MR DEPUTY SPEAKER: Madam Speaker has received a letter from Mrs Carnell proposing that a matter of public importance be submitted to the Assembly for discussion, namely:

The need for the Follett Government to overcome the crisis in public health in the ACT.

MRS CARNELL (Leader of the Opposition) (4.04): Mr Deputy Speaker, before I start this speech I want to put right something that Mr Berry said before about activity reports. The first activity report was put together in June 1991 on the decision of the Resources and Service Development Committee of the Board of Health which I chaired. The decision was made before Mr Berry took over the ministry. I want to right the record there. It is important that that is put right.

On 19 August this year the Minister said on ABC radio, "We are on the way to a better health system". We have heard him say in this place so often that Health is getting better, that everything is rosy in Health.

Mr Berry: Under Labor.

MRS CARNELL: That everything is rosy in Health under Labor.

Mr Berry: Getting better; much better.

MR DEPUTY SPEAKER: Order!

MRS CARNELL: Mr Deputy Speaker, today our public health system is on the verge of total collapse. Wherever you look in Health, Mr Deputy Speaker, there is a crisis situation. The two professions most critical to health care in our hospitals - specialist doctors and nurses - are locked in disputes with the Government. The morale of Health staff is at an all time low.
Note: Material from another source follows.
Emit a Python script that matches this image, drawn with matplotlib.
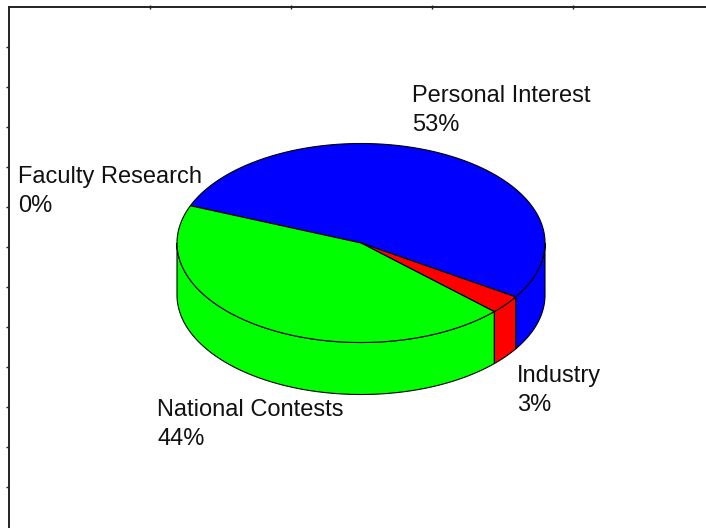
import numpy as np
import matplotlib
matplotlib.use("Agg")
import matplotlib.pyplot as plt
from matplotlib.patches import Polygon

# source of project ideas, share in percent
sources = ["Faculty Research", "Personal Interest", "Industry", "National Contests"]
shares = [0, 53, 3, 44]
colors = ["#ffff00", "#0000ff", "#ff0000", "#00ff00"]

# label baselines (pixels from top-left), name line then percent line
label_pos = [(18, 183), (412, 102), (517, 382), (157, 416)]
line_gap = 29

W, H = 706, 529
fig = plt.figure(figsize=(W / 100, H / 100), dpi=100)

# frame with short ticks on the left and top edges
frame = fig.add_axes([9 / W, 2 / H, 705 / W, 520 / H])
frame.set_xlim(0, 5)
frame.set_ylim(13, 0)
frame.set_xticks(range(1, 5))
frame.set_yticks(range(1, 13))
frame.tick_params(which="both", labelleft=False, labelbottom=False,
                  left=True, bottom=False, top=True, right=False,
                  length=2, width=1, direction="out", color="#222222")
frame.tick_params(axis="x", direction="inout", length=3)
for side in ("right", "bottom"):
    frame.spines[side].set_visible(False)
for side in ("left", "top"):
    frame.spines[side].set_linewidth(1.4)
    frame.spines[side].set_color("#222222")
frame.patch.set_alpha(0)

# drawing surface in pixel units for the 3d pie
ax = fig.add_axes([0, 0, 1, 1])
ax.set_xlim(0, W)
ax.set_ylim(H, 0)
ax.axis("off")
ax.patch.set_alpha(0)

cx, cy = 361, 243
a, b = 184, 99.5
depth = 52
start = 158.0


def rim(t_deg, drop=0.0):
    t = np.radians(t_deg)
    return np.column_stack([cx + a * np.cos(t), cy - b * np.sin(t) + drop])


total = float(sum(shares))
theta = start
for share, color in zip(shares, colors):
    span = 360.0 * share / total
    t1, t2 = theta, theta - span
    theta = t2
    if share == 0:
        continue

    # front wall: the part of the slice facing the viewer (180..360 deg)
    for k in (-1, 0, 1):
        lo = max(t2, -180 + 360 * k)
        hi = min(t1, 0 + 360 * k)
        if hi - lo <= 0:
            continue
        ts = np.linspace(lo, hi, 120)
        pts = np.vstack([rim(ts), rim(ts[::-1], depth)])
        ax.add_patch(Polygon(pts, closed=True, facecolor=color,
                             edgecolor="black", lw=0.8, zorder=1))

    # top face
    ts = np.linspace(t1, t2, 240)
    pts = np.vstack([[cx, cy], rim(ts)])
    ax.add_patch(Polygon(pts, closed=True, facecolor=color,
                         edgecolor="black", lw=0.8, zorder=2))

for name, share, (lx, ly) in zip(sources, shares, label_pos):
    ax.text(lx, ly, name, fontsize=17, family="Liberation Sans",
            ha="left", va="baseline", color="#111111")
    ax.text(lx, ly + line_gap, f"{share}%", fontsize=17, family="Liberation Sans",
            ha="left", va="baseline", color="#111111")

fig.savefig("out.png", dpi=100)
Waiting lists for elective surgery are growing by 100 people every month. That is three people a day. That is an amazing situation. Hospital occupancy rates have been running at near critical levels. You cannot run a hospital at 100 per cent occupancy. We have the fewest public hospital beds per capita in Australia. That number is fewer than anywhere else, and it is a long way fewer than anywhere else. In fact, the Macklin report suggested that by the end of this century Australia should look at having 3.3 public hospital beds per thousand. That is right down the track, the year 2000, when lots will have happened in terms of medical technology. The ACT, at best, and I stress "at best", currently has 2.7. Actually it is probably closer to 2.5, but I am being very charitable today.

Hospital operating costs, regardless of what Mr Berry said, are far, far higher than the national average. The recent KPMG report suggested 31.44 per cent higher. Mr Berry's own budget of the year before last suggested that they were 30 per cent higher, so I am quite happy to take either figure from either source. Health budgets blow out every year. You would have to believe that budgets in the ACT are a bit like well-worn tyres - they just blow out and continue to blow out. Of course, under Mr Berry, budgets never blow out; we just overspend. And we still do not have a hospice, even though it was approved in 1988. It was approved again in 1989. The story goes on. We could go ahead with the hospice tomorrow if Mr Berry was not bloody-minded about the site.